Exploding debt levels mean stocks can’t go ‘To the Moon’ forever

Exploding debt levels mean stocks can't go ‘To the Moon’ forever

By Sarah Ponczek and Michael P. Regan

Peter Cecchini, founder and CEO of AlphaOmega Advisors, joins the latest “What Goes Up” podcast to discuss the crazy year that was 2020 in markets, and to give his outlook for what’s to come. Topics include efficacy of the Federal Reserve, a boom in retail investor trading and zombie companies.

Some highlights of the conversation:

“Some of the earnings estimates that I’m seeing, as you said, the consensus is just below $170, are going to require multiples that just don’t make a lot of sense to me within the context of the fact that rates can’t go any lower.
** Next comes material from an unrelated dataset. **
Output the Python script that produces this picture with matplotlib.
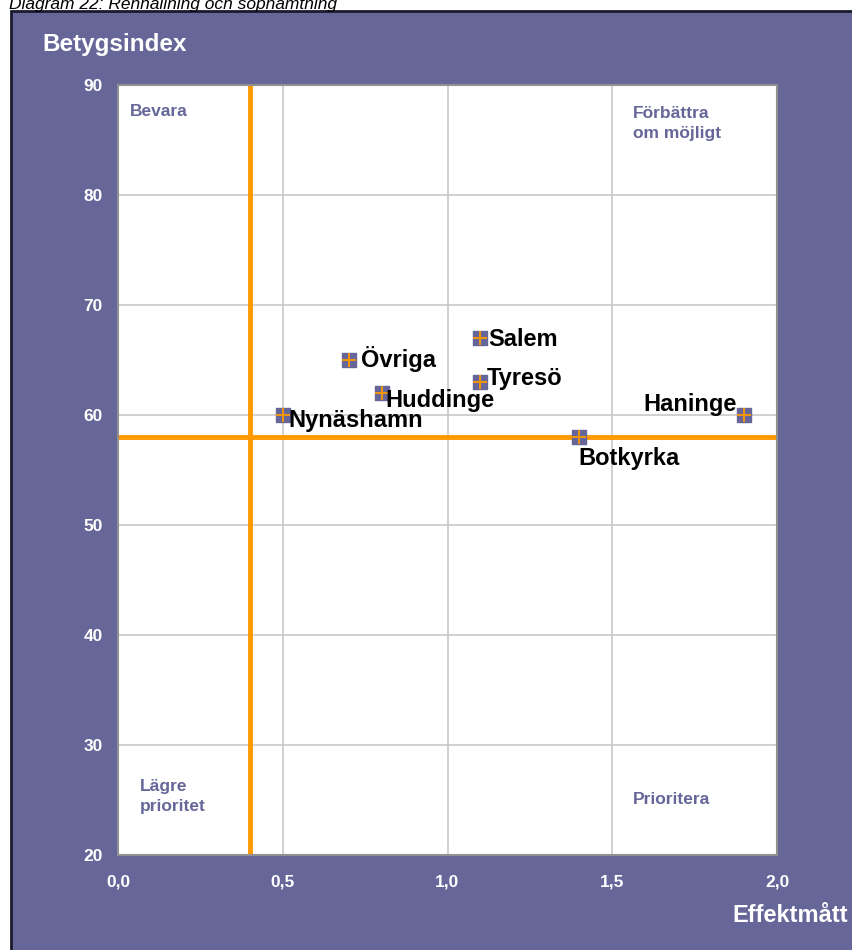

So if we’re looking for multiple expansion to continue to drive the rally, I don’t think we’re going to get that because the Fed’s efficacy is limited, right? It has firepower, no one’s saying the Fed doesn’t have ammunition. It can print money and it can go buy Treasuries for as long as it would like. But at the end of the day, when you’re at zero, the stimulative impact is muted… I think that is one huge piece that people are missing. We’re not just back to, you know, this `to the moon’ scenario for earnings. If anything, we’re back to a situation where cashflows remain challenge and, by the way, debt levels have exploded.”